■ **REQUIRED TASK**:
Without including any images, repeat the data exactly.

■ **SUPPLIED ENTRIES**:

————

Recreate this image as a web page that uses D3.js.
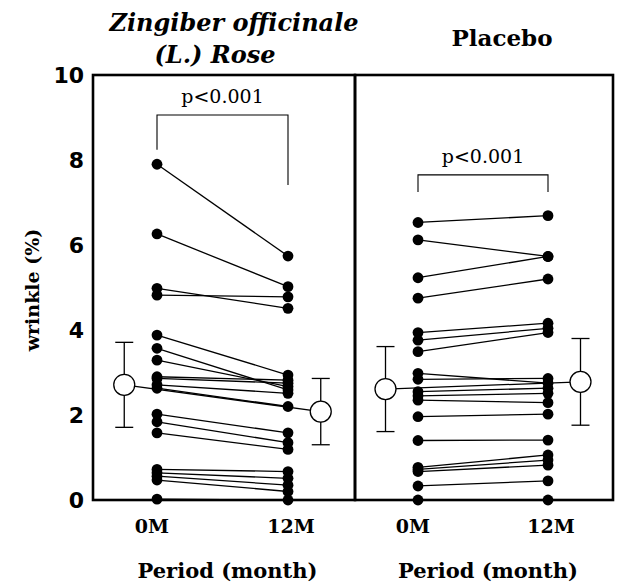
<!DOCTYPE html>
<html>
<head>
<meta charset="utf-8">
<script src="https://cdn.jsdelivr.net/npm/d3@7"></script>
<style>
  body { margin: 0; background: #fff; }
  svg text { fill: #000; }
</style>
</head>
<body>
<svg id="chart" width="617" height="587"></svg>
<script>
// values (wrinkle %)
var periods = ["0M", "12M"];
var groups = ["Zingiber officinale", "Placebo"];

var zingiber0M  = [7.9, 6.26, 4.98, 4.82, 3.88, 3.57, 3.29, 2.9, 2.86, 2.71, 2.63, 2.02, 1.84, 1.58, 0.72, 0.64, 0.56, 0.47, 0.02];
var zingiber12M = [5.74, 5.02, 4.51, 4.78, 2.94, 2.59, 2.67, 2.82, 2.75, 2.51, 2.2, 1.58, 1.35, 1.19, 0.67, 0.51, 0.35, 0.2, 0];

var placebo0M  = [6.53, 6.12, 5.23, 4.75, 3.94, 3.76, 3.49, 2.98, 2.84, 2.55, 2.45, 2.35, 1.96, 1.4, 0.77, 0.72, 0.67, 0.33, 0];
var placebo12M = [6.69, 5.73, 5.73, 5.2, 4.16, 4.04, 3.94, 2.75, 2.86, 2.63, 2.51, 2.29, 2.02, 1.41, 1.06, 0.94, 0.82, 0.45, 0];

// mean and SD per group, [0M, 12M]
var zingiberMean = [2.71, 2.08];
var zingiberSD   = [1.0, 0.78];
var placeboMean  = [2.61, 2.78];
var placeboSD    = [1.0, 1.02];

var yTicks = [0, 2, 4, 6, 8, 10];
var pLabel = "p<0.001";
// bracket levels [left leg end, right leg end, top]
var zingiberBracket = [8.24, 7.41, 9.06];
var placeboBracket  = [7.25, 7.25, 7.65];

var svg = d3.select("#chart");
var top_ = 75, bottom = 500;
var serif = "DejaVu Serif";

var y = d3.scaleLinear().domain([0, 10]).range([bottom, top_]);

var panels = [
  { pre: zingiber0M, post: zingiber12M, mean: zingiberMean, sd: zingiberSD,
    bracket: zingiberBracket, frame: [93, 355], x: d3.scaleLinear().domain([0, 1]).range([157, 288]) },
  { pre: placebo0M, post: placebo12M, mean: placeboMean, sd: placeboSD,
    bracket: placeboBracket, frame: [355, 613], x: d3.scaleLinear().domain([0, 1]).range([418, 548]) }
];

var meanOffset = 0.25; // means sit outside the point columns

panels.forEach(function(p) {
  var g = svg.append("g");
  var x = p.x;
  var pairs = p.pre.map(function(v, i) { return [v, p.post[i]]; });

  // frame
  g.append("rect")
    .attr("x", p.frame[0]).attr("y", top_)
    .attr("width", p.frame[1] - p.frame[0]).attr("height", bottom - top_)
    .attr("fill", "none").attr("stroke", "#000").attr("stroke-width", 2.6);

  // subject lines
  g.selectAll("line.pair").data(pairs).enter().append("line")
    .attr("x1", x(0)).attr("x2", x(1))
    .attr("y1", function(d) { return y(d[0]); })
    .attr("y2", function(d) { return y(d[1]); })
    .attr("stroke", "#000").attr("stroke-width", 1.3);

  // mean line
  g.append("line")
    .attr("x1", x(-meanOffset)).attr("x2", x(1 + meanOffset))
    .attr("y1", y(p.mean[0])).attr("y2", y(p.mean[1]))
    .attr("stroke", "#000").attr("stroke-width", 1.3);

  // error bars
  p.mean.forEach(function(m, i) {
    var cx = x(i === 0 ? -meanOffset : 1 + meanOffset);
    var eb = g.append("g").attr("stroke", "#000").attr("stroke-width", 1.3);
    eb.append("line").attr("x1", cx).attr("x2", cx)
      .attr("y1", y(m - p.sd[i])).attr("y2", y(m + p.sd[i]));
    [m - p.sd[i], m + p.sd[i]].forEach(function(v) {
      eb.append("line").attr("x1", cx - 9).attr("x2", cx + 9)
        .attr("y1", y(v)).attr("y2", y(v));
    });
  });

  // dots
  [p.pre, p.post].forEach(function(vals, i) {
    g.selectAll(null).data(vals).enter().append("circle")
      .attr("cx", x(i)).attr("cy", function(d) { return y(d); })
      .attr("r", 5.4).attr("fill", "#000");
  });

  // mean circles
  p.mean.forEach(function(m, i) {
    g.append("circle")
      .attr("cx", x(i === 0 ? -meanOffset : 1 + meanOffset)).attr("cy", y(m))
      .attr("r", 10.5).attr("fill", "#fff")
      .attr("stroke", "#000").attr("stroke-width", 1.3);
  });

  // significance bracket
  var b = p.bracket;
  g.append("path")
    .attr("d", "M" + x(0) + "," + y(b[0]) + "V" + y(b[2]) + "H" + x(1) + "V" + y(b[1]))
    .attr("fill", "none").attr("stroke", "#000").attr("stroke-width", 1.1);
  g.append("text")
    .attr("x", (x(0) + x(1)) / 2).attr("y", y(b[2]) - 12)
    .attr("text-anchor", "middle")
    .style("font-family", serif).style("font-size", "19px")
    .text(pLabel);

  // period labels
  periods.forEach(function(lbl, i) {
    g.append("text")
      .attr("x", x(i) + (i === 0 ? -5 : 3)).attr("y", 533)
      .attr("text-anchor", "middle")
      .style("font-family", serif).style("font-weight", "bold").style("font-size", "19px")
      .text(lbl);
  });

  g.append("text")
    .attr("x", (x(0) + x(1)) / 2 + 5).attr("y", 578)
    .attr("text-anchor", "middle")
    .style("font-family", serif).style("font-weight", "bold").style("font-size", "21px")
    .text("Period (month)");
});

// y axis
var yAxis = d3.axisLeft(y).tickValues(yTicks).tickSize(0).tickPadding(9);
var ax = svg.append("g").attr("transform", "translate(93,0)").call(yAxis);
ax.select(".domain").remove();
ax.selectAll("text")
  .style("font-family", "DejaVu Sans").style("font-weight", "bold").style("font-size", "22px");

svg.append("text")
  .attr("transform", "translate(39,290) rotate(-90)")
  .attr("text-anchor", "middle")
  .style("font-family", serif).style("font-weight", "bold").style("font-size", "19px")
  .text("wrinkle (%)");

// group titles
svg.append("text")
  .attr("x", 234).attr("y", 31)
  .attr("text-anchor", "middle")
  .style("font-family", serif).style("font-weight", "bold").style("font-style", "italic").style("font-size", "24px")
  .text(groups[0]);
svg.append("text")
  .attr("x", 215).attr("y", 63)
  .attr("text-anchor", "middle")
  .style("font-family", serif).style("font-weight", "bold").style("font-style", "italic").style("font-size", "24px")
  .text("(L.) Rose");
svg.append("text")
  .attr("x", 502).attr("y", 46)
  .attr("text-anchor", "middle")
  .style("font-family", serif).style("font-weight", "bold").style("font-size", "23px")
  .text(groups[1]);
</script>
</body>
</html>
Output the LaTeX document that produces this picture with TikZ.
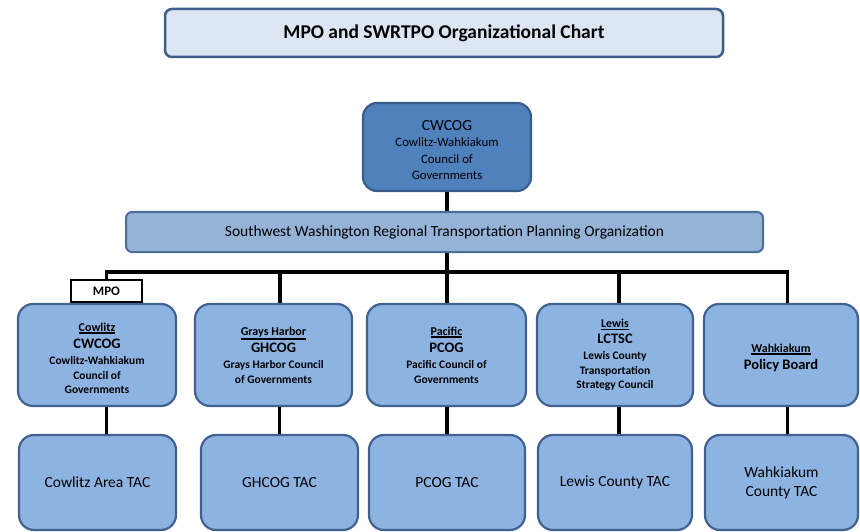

————

■ **CORRECT RESULT**:
Recreate this image as a web page that uses D3.js.
<!DOCTYPE html>
<html>
<head>
<meta charset="utf-8">
<script src="https://cdn.jsdelivr.net/npm/d3@7"></script>
<style>
  body { margin: 0; background: #fff; }
  svg text { fill: #000; }
</style>
</head>
<body>
<svg id="chart" width="617" height="587"></svg>
<script>
// values (wrinkle %)
var periods = ["0M", "12M"];
var groups = ["Zingiber officinale", "Placebo"];

var zingiber0M  = [7.9, 6.26, 4.98, 4.82, 3.88, 3.57, 3.29, 2.9, 2.86, 2.71, 2.63, 2.02, 1.84, 1.58, 0.72, 0.64, 0.56, 0.47, 0.02];
var zingiber12M = [5.74, 5.02, 4.51, 4.78, 2.94, 2.59, 2.67, 2.82, 2.75, 2.51, 2.2, 1.58, 1.35, 1.19, 0.67, 0.51, 0.35, 0.2, 0];

var placebo0M  = [6.53, 6.12, 5.23, 4.75, 3.94, 3.76, 3.49, 2.98, 2.84, 2.55, 2.45, 2.35, 1.96, 1.4, 0.77, 0.72, 0.67, 0.33, 0];
var placebo12M = [6.69, 5.73, 5.73, 5.2, 4.16, 4.04, 3.94, 2.75, 2.86, 2.63, 2.51, 2.29, 2.02, 1.41, 1.06, 0.94, 0.82, 0.45, 0];

// mean and SD per group, [0M, 12M]
var zingiberMean = [2.71, 2.08];
var zingiberSD   = [1.0, 0.78];
var placeboMean  = [2.61, 2.78];
var placeboSD    = [1.0, 1.02];

var yTicks = [0, 2, 4, 6, 8, 10];
var pLabel = "p<0.001";
// bracket levels [left leg end, right leg end, top]
var zingiberBracket = [8.24, 7.41, 9.06];
var placeboBracket  = [7.25, 7.25, 7.65];

var svg = d3.select("#chart");
var top_ = 75, bottom = 500;
var serif = "DejaVu Serif";

var y = d3.scaleLinear().domain([0, 10]).range([bottom, top_]);

var panels = [
  { pre: zingiber0M, post: zingiber12M, mean: zingiberMean, sd: zingiberSD,
    bracket: zingiberBracket, frame: [93, 355], x: d3.scaleLinear().domain([0, 1]).range([157, 288]) },
  { pre: placebo0M, post: placebo12M, mean: placeboMean, sd: placeboSD,
    bracket: placeboBracket, frame: [355, 613], x: d3.scaleLinear().domain([0, 1]).range([418, 548]) }
];

var meanOffset = 0.25; // means sit outside the point columns

panels.forEach(function(p) {
  var g = svg.append("g");
  var x = p.x;
  var pairs = p.pre.map(function(v, i) { return [v, p.post[i]]; });

  // frame
  g.append("rect")
    .attr("x", p.frame[0]).attr("y", top_)
    .attr("width", p.frame[1] - p.frame[0]).attr("height", bottom - top_)
    .attr("fill", "none").attr("stroke", "#000").attr("stroke-width", 2.6);

  // subject lines
  g.selectAll("line.pair").data(pairs).enter().append("line")
    .attr("x1", x(0)).attr("x2", x(1))
    .attr("y1", function(d) { return y(d[0]); })
    .attr("y2", function(d) { return y(d[1]); })
    .attr("stroke", "#000").attr("stroke-width", 1.3);

  // mean line
  g.append("line")
    .attr("x1", x(-meanOffset)).attr("x2", x(1 + meanOffset))
    .attr("y1", y(p.mean[0])).attr("y2", y(p.mean[1]))
    .attr("stroke", "#000").attr("stroke-width", 1.3);

  // error bars
  p.mean.forEach(function(m, i) {
    var cx = x(i === 0 ? -meanOffset : 1 + meanOffset);
    var eb = g.append("g").attr("stroke", "#000").attr("stroke-width", 1.3);
    eb.append("line").attr("x1", cx).attr("x2", cx)
      .attr("y1", y(m - p.sd[i])).attr("y2", y(m + p.sd[i]));
    [m - p.sd[i], m + p.sd[i]].forEach(function(v) {
      eb.append("line").attr("x1", cx - 9).attr("x2", cx + 9)
        .attr("y1", y(v)).attr("y2", y(v));
    });
  });

  // dots
  [p.pre, p.post].forEach(function(vals, i) {
    g.selectAll(null).data(vals).enter().append("circle")
      .attr("cx", x(i)).attr("cy", function(d) { return y(d); })
      .attr("r", 5.4).attr("fill", "#000");
  });

  // mean circles
  p.mean.forEach(function(m, i) {
    g.append("circle")
      .attr("cx", x(i === 0 ? -meanOffset : 1 + meanOffset)).attr("cy", y(m))
      .attr("r", 10.5).attr("fill", "#fff")
      .attr("stroke", "#000").attr("stroke-width", 1.3);
  });

  // significance bracket
  var b = p.bracket;
  g.append("path")
    .attr("d", "M" + x(0) + "," + y(b[0]) + "V" + y(b[2]) + "H" + x(1) + "V" + y(b[1]))
    .attr("fill", "none").attr("stroke", "#000").attr("stroke-width", 1.1);
  g.append("text")
    .attr("x", (x(0) + x(1)) / 2).attr("y", y(b[2]) - 12)
    .attr("text-anchor", "middle")
    .style("font-family", serif).style("font-size", "19px")
    .text(pLabel);

  // period labels
  periods.forEach(function(lbl, i) {
    g.append("text")
      .attr("x", x(i) + (i === 0 ? -5 : 3)).attr("y", 533)
      .attr("text-anchor", "middle")
      .style("font-family", serif).style("font-weight", "bold").style("font-size", "19px")
      .text(lbl);
  });

  g.append("text")
    .attr("x", (x(0) + x(1)) / 2 + 5).attr("y", 578)
    .attr("text-anchor", "middle")
    .style("font-family", serif).style("font-weight", "bold").style("font-size", "21px")
    .text("Period (month)");
});

// y axis
var yAxis = d3.axisLeft(y).tickValues(yTicks).tickSize(0).tickPadding(9);
var ax = svg.append("g").attr("transform", "translate(93,0)").call(yAxis);
ax.select(".domain").remove();
ax.selectAll("text")
  .style("font-family", "DejaVu Sans").style("font-weight", "bold").style("font-size", "22px");

svg.append("text")
  .attr("transform", "translate(39,290) rotate(-90)")
  .attr("text-anchor", "middle")
  .style("font-family", serif).style("font-weight", "bold").style("font-size", "19px")
  .text("wrinkle (%)");

// group titles
svg.append("text")
  .attr("x", 234).attr("y", 31)
  .attr("text-anchor", "middle")
  .style("font-family", serif).style("font-weight", "bold").style("font-style", "italic").style("font-size", "24px")
  .text(groups[0]);
svg.append("text")
  .attr("x", 215).attr("y", 63)
  .attr("text-anchor", "middle")
  .style("font-family", serif).style("font-weight", "bold").style("font-style", "italic").style("font-size", "24px")
  .text("(L.) Rose");
svg.append("text")
  .attr("x", 502).attr("y", 46)
  .attr("text-anchor", "middle")
  .style("font-family", serif).style("font-weight", "bold").style("font-size", "23px")
  .text(groups[1]);
</script>
</body>
</html>
Output the LaTeX document that produces this picture with TikZ.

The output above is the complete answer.